On Tuesday, the senator told reporters on Capitol Hill that he has also spoken about vote-counting procedures with officials in Arizona and Nevada out of concern about election integrity.

 

For doing his job according to the law in the 2020 election, Raffensperger has been subjected to abuse and even, he says, death threats. Georgia’s two Republican senators, David Perdue and Kelly Loeffler, have called on him to resign. All of this is, no doubt, spurred by claims from the president himself that the election is being stolen from him.

 

It isn’t. Biden won.
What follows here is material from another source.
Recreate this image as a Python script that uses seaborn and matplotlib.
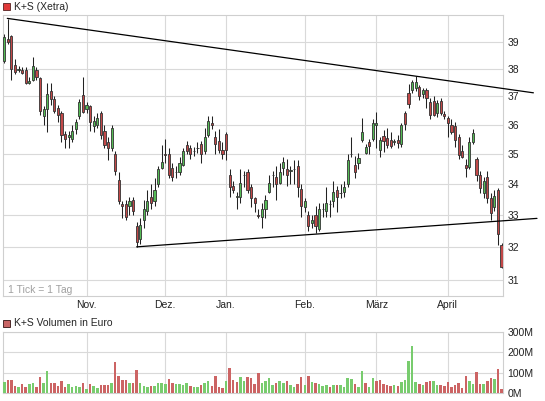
import numpy as np
import pandas as pd
import matplotlib
matplotlib.use("Agg")
import matplotlib.pyplot as plt
import seaborn as sns
from matplotlib.patches import Rectangle
from matplotlib.ticker import FixedLocator, NullLocator, FixedFormatter

# Xetra trading days, Oct 2012 - Apr 2013
holidays = ["2012-12-24", "2012-12-25", "2012-12-26", "2012-12-31",
            "2013-01-01", "2013-03-29", "2013-04-01"]
days = pd.bdate_range("2012-10-01", "2013-04-23")
days = days[~days.isin(pd.to_datetime(holidays))]

month_names = ["Nov.", "Dez.", "Jan.", "Feb.", "März", "April"]

# daily prices (EUR)
opens = [38.28, 39.1, 39.2, 38.15, 37.95, 37.95, 37.95, 37.5, 37.6, 37.95,
         37.65, 36.3, 36.55, 37.2, 36.9, 36.6, 36.4, 35.7, 35.6, 35.5,
         35.85, 36.3, 37.05, 36.55, 36.65, 35.95, 36.0, 36.4, 35.8, 35.4,
         35.2, 35.0, 34.15, 33.35, 33.35, 33.3, 33.5, 32.65, 32.25, 32.85,
         33.15, 33.6, 33.45, 34.0, 34.55, 35.0, 35.0, 34.55, 34.4, 34.4,
         34.65, 35.3, 35.2, 35.1, 35.2, 35.35, 35.1, 35.65, 36.05, 35.6,
         35.45, 35.15, 35.7, 34.3, 33.95, 33.6, 33.6, 34.3, 34.4, 33.9,
         33.55, 33.0, 32.95, 33.2, 33.75, 34.3, 34.25, 34.05, 34.55, 34.5,
         34.45, 34.5, 34.6, 33.85, 33.25, 33.0, 32.75, 33.0, 32.55, 33.2,
         33.15, 33.35, 33.45, 33.8, 33.7, 33.75, 34.0, 35.0, 34.65, 34.7,
         35.49, 35.04, 35.42, 35.52, 36.0, 35.15, 35.62, 35.55, 35.49, 35.4,
         35.49, 35.35, 36.42, 37.13, 37.24, 37.3, 37.35, 37.09, 37.24, 36.81,
         36.85, 36.42, 36.85, 36.38, 36.25, 36.0, 35.97, 35.59, 35.12, 34.65,
         34.58, 35.4, 34.85, 34.32, 33.72, 34.25, 33.56, 33.27, 33.82, 32.08]
highs = [39.3, 39.85, 39.25, 38.35, 38.1, 38.05, 38.05, 37.7, 38.45, 38.05,
         37.7, 36.65, 37.5, 37.5, 37.0, 36.7, 36.5, 35.8, 35.8, 36.0,
         36.2, 36.9, 37.7, 36.8, 36.7, 36.3, 36.4, 36.5, 36.0, 35.6,
         36.0, 35.1, 34.4, 33.45, 33.5, 33.6, 33.6, 32.8, 32.9, 33.5,
         33.8, 34.0, 34.2, 34.6, 35.3, 35.5, 35.2, 34.7, 34.6, 34.9,
         35.2, 35.45, 35.3, 35.25, 35.4, 35.45, 35.9, 36.3, 36.3, 35.8,
         35.85, 35.4, 35.75, 34.5, 34.1, 33.75, 34.5, 34.45, 34.5, 34.0,
         33.6, 33.2, 33.4, 33.65, 34.3, 34.45, 34.6, 34.7, 34.9, 34.85,
         34.6, 34.8, 34.8, 34.0, 33.55, 33.15, 33.0, 33.3, 33.4, 33.4,
         33.9, 33.5, 34.1, 33.95, 34.0, 34.1, 35.0, 35.6, 34.95, 35.05,
         36.25, 35.35, 35.52, 36.2, 36.46, 35.59, 35.83, 35.9, 35.76, 35.52,
         35.66, 36.05, 36.5, 37.45, 37.6, 37.74, 37.41, 37.3, 37.3, 36.95,
         37.0, 36.88, 36.95, 36.5, 36.3, 36.2, 36.1, 35.7, 35.3, 34.82,
         35.6, 35.85, 34.92, 34.42, 34.25, 34.42, 33.72, 33.82, 33.89, 32.14]
lows = [38.2, 38.9, 37.6, 37.8, 37.9, 37.8, 37.45, 37.45, 37.55, 37.6,
        36.35, 36.0, 35.75, 36.7, 36.4, 36.1, 35.4, 35.2, 35.2, 35.4,
        35.7, 36.2, 36.4, 36.4, 35.8, 35.75, 35.9, 35.5, 35.2, 34.8,
        35.1, 34.3, 33.35, 32.9, 32.85, 33.0, 33.0, 32.0, 32.1, 32.6,
        33.0, 33.2, 33.3, 33.9, 34.5, 34.7, 34.2, 34.1, 34.2, 34.3,
        34.6, 35.0, 34.85, 34.95, 35.05, 34.7, 35.0, 35.6, 35.85, 35.0,
        35.05, 34.85, 34.8, 33.6, 33.7, 33.2, 33.4, 33.9, 33.7, 33.25,
        33.1, 32.9, 32.6, 32.9, 33.7, 33.9, 33.5, 34.0, 34.3, 33.95,
        34.0, 34.0, 33.6, 32.95, 33.1, 32.5, 32.6, 32.45, 32.5, 32.95,
        32.95, 32.95, 33.25, 33.1, 33.55, 33.6, 33.9, 34.9, 34.2, 34.5,
        35.4, 35.0, 35.0, 35.45, 35.22, 34.92, 35.08, 35.22, 35.22, 35.32,
        35.2, 35.25, 35.83, 36.6, 37.13, 37.2, 36.88, 36.95, 36.6, 36.2,
        36.3, 36.28, 36.35, 36.2, 35.6, 35.7, 35.25, 34.85, 34.88, 34.25,
        34.5, 35.35, 34.09, 33.72, 33.56, 33.4, 32.86, 33.15, 32.08, 31.36]
closes = [39.17, 39.0, 38.0, 37.9, 38.0, 37.85, 37.5, 37.55, 38.1, 37.7,
          36.5, 36.55, 37.1, 36.9, 36.5, 36.35, 35.65, 35.5, 35.65, 35.8,
          36.1, 36.8, 36.45, 36.7, 36.1, 36.15, 36.25, 35.65, 35.3, 35.2,
          35.9, 34.45, 33.45, 33.3, 32.95, 33.45, 33.15, 32.15, 32.7, 33.2,
          33.45, 33.4, 33.8, 34.5, 34.75, 34.98, 34.3, 34.25, 34.4, 34.7,
          35.1, 35.1, 35.0, 35.1, 35.2, 35.0, 35.6, 36.15, 36.0, 35.35,
          35.15, 35.0, 35.15, 33.9, 33.8, 33.6, 34.05, 34.3, 33.8, 33.55,
          33.4, 32.98, 33.2, 33.5, 34.05, 34.3, 34.0, 34.4, 34.75, 34.3,
          34.45, 34.5, 33.9, 33.3, 33.45, 32.65, 32.85, 32.65, 33.2, 33.2,
          33.4, 33.35, 33.75, 33.6, 33.7, 33.9, 34.8, 35.0, 34.4, 34.88,
          35.76, 35.25, 35.29, 36.07, 36.06, 35.49, 35.45, 35.32, 35.29, 35.44,
          35.39, 36.0, 36.04, 36.74, 37.52, 37.52, 37.02, 37.24, 36.95, 36.35,
          36.35, 36.78, 36.42, 36.3, 36.07, 35.76, 35.49, 34.98, 34.92, 34.55,
          35.42, 35.72, 34.32, 33.89, 34.12, 33.56, 33.08, 33.63, 32.42, 31.39]

# daily turnover (million EUR)
volume = [52, 65, 65, 35, 30, 45, 30, 45, 50, 30,
          80, 50, 107, 50, 50, 35, 60, 30, 45, 30,
          35, 30, 50, 22, 45, 35, 25, 40, 40, 40,
          50, 152, 85, 65, 63, 50, 50, 115, 50, 35,
          30, 35, 35, 50, 50, 45, 70, 50, 45, 45,
          40, 50, 35, 30, 30, 40, 50, 60, 35, 85,
          30, 25, 60, 122, 65, 55, 80, 58, 80, 72,
          45, 100, 50, 60, 75, 40, 50, 58, 50, 60,
          40, 30, 45, 80, 40, 85, 55, 50, 45, 35,
          40, 30, 40, 40, 40, 30, 72, 70, 45, 30,
          110, 50, 30, 72, 60, 65, 45, 40, 35, 40,
          35, 55, 63, 157, 230, 55, 45, 40, 55, 58,
          58, 40, 40, 35, 55, 30, 40, 50, 25, 85,
          58, 45, 105, 45, 45, 58, 75, 70, 120, 22]

# trend lines (trading-day index, price)
upper_trend_x = [0.85, 147.9]
upper_trend_y = [39.89, 37.13]
lower_trend_x = [37.0, 148.9]
lower_trend_y = [32.01, 32.90]

price_ticks = [31, 32, 33, 34, 35, 36, 37, 38, 39]
volume_ticks = [0, 100, 200, 300]

GREEN = "#55bb55"
RED = "#c24848"
VOL_GREEN = "#78cc6e"
VOL_RED = "#cc6464"
GRID = "#d9d9d9"

sns.set_style("white")
plt.rcParams["font.family"] = ["Liberation Sans", "DejaVu Sans"]

o = np.array(opens)
h = np.array(highs)
l = np.array(lows)
c = np.array(closes)
x = np.arange(len(days))

month_pos = [i for i in range(1, len(days)) if days[i].month != days[i - 1].month]

W, H = 545, 401
fig = plt.figure(figsize=(W / 100, H / 100), dpi=100)
ax = fig.add_axes([3 / W, 1 - 296 / H, 500 / W, 281 / H])
axv = fig.add_axes([3 / W, 1 - 393 / H, 500 / W, 61 / H])

# candles
ax.vlines(x, l, h, color="#222222", lw=0.75, zorder=2)
body_low = np.minimum(o, c)
body_h = np.maximum(np.abs(c - o), 0.012)
ax.bar(x, body_h, bottom=body_low, width=0.6,
       color=np.where(c >= o, GREEN, RED), edgecolor="#333333",
       linewidth=0.6, zorder=3)

ax.plot(upper_trend_x, upper_trend_y, color="black", lw=0.9, clip_on=False, zorder=4)
ax.plot(lower_trend_x, lower_trend_y, color="black", lw=0.9, clip_on=False, zorder=4)

ax.set_yscale("log")
ax.set_ylim(30.53, 40.02)
ax.set_xlim(-0.35, len(days) - 0.6)
ax.yaxis.set_major_locator(FixedLocator(price_ticks))
ax.yaxis.set_major_formatter(FixedFormatter([str(t) for t in price_ticks]))
ax.yaxis.set_minor_locator(NullLocator())
ax.yaxis.tick_right()
ax.set_xticks(month_pos)
ax.set_xticklabels(month_names)
ax.tick_params(axis="both", length=0, labelsize=7.5, colors="#222222")
ax.tick_params(axis="y", pad=3)
ax.tick_params(axis="x", pad=3)
ax.grid(True, color=GRID, lw=0.8, zorder=0)
ax.text(0.01, 0.022, "1 Tick = 1 Tag", transform=ax.transAxes,
        fontsize=7.5, color="#a0a0a0", va="center", ha="left")

# volume
prev = np.concatenate([[o[0]], c[:-1]])
vol_df = pd.DataFrame({"day": x, "vol": volume,
                       "dir": np.where(c >= prev, "up", "down")})
sns.barplot(data=vol_df, x="day", y="vol", hue="dir",
            palette={"up": VOL_GREEN, "down": VOL_RED}, dodge=False,
            width=0.7, saturation=1, legend=False, ax=axv,
            linewidth=0, edgecolor="none", zorder=3)
axv.set_xlim(-0.35, len(days) - 0.6)
axv.set_ylim(0, 300)
axv.set_xticks(month_pos)
axv.set_xticklabels([])
axv.set_yticks(volume_ticks)
axv.set_yticklabels([f"{v}M" for v in volume_ticks])
axv.yaxis.tick_right()
axv.set_xlabel("")
axv.set_ylabel("")
axv.tick_params(axis="both", length=0, labelsize=7.5, colors="#222222")
axv.tick_params(axis="y", pad=3)
axv.grid(True, color=GRID, lw=0.8, zorder=0)
axv.set_axisbelow(True)
ax.set_axisbelow(True)

for a in (ax, axv):
    for s in a.spines.values():
        s.set_color("#cfcfcf")
        s.set_linewidth(0.8)

# panel titles with colour keys
fig.add_artist(Rectangle((3 / W, 1 - 10 / H), 7 / W, 7 / H, transform=fig.transFigure,
                         facecolor="#e03a3a", edgecolor="#552222", lw=0.6))
fig.text(14 / W, 1 - 7 / H, "K+S (Xetra)", fontsize=7.5, va="center", ha="left")
fig.add_artist(Rectangle((3 / W, 1 - 327 / H), 7 / W, 7 / H, transform=fig.transFigure,
                         facecolor="#c86464", edgecolor="#331111", lw=0.6))
fig.text(14 / W, 1 - 323 / H, "K+S Volumen in Euro", fontsize=7.5, va="center", ha="left")

fig.savefig("out.png", dpi=100)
He did it by not only flipping Georgia from red to blue but also amassing 306 electoral votes and a popular-vote margin that stands at upward of 5.6 million votes and is growing. This is not a landslide — though Trump declared that reaching the exact same total of electoral votes in 2016 was one — but it is also not a particularly close result.

 

Raffensperger has expressed confidence that the ultimate tally certified in Georgia will confirm that the election in his state was conducted with integrity.

 

“As a Republican, I wish the results would go another way, but I think that at the end of the day, what you’re going to see is this audit is going to verify what the machines counted and then we’ll certify,” he said Tuesday.

 

No matter what your political leanings, this should be a cause for celebration that our democracy is sound and fair. Unfortunately, the same cannot be said for some of those who are elected under that system.